Sunday, April 28, 2013

God, Desire, and a Theology of Human Sexuality by David H. Jensen


“Sex is an expression of Christian faith... Christian disciples are those who
constrain and channel desire so that they might love God more fully and follow Christ more nearly.”

Off to a good start, Jensen goes downhill from here. His aim is to offer an interpretation of sexual desire grounded in the revelation of the incarnation. The Word became flesh and this flesh includes the blessing of sexual life.

Jensen pays much more attention to various authors than he does to the Bible. He more quickly quotes early Christian mystics or pseudo-Christian authors than he does Scripture. He ignores the Fall of man and evil. And the language he uses is graphic and, I felt, totally offensive and unnecessary.

Chapter 1 is about Scripture and sex. He surveys the approaches, such as it being a guidebook for sexual behavior, or the view that the rules no longer apply, or reading Scripture as a narrative of desire.

Chapter 2 explores triune covenantal God and the connection to human sexuality. He explores the mystics (Christian and non-Christian) with two of his conclusions being that the home of all desire is found in God, and our desire is grounded in God's desire. He ignores the reality of evil and that Satan might generate desire in humans.

Chapter 3 is on how the incarnation affirms the beauty of flesh and counters the violence portrayed in contemporary sex. He explores sex in the resurrection. (He has an odd section here about the man who runs off naked in Mark 14:51-52 as being the same individual appearing at the tomb dressed in white robes, Mark 16:5.)

Chapter 4 focuses on eschatology, particularly as it relates to sexual identity. He reviews various denominational positions. “Our task,” he writes, “in living holy sexual lives is to determine whether we are gay or straight and to live in faithfulness to that calling as we find another to love.” (38%)

Chapter 5 explores the ramifications of the Lord's Supper for human sexuality.

Chapter 6 investigates vocation and sex. He writes of marriage and celibacy, long recognized by the church as Christian vocations. “To these two vocations,” he writes, “I add a third: singleness that does not entail sexual abstinence. Each one of these vocations builds up the body of Christ, each one is holy, each one is a response to a gift of the Spirit...” (65%) “Single Christians date; single Christians have sex... Dating is a reality of single life and it ought to be seen as a component of Christian life. … Thus dating may involve sex, but it does not require it.” (76%)

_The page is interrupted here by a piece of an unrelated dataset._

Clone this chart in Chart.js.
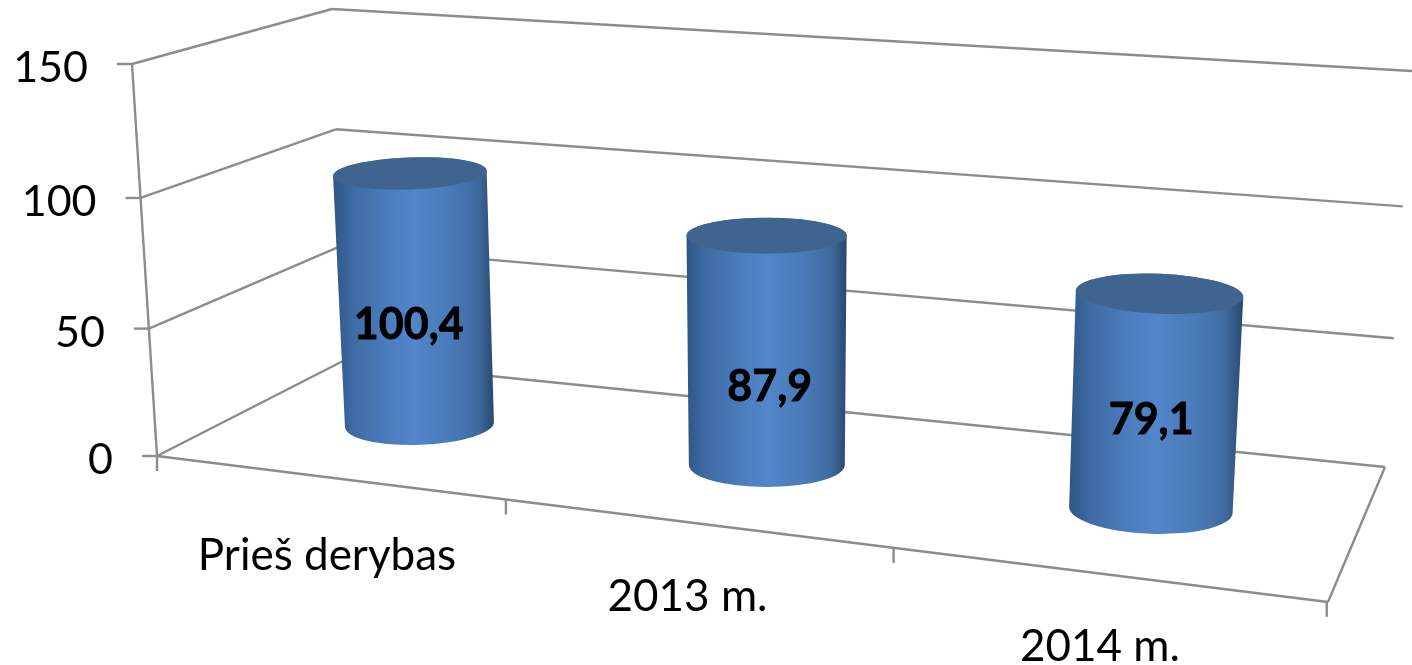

He integrates prayer and sex and argues, “This is why the case for gay marriage ought to be particularly strong in the Christian church...” (66%) “The Reformed churches, in particular, ought to celebrate gay marriages...” (70%) “...[G]ay marriages anticipate the communion and reconciliation God brings to the world in Jesus Christ.” (71%)

Chapter 7 is about sexual ethics. The traditional approach is that sex is reserved for marriage. Jensen notes that there is no prohibition of premarital sex in the Bible. “Instead of policing premarital sex, the church ought to recognize how and in what ways it may be a good...” (84%) He identifies five markers that identify the sexual part of the abundant life given us in Christ: consent, mutuality, covenant/trust, community, and joy.

He concludes, “...the saints of the church are married and single persons, young and old, gay and straight, celibate and noncelibates.” (89%)

I cannot recommend this book at all. An author who regards more highly what is found in a variety of publications by a variety of writers over that which is found in the Word of God is not an author I respect nor value. Jensen's book is just a rehashing of current liberal thought. (Note: the percentages refer to locations in the digital copy of the book I read.)

David H. Jensen is Professor in the Clarence N. and Betty B. Frierson Chair of Reformed Theology at Austin Presbyterian Theological Seminary.

Westminster John Knox Press, 144 pages.

I received a complimentary egalley of this book from the publisher for the purpose of this review.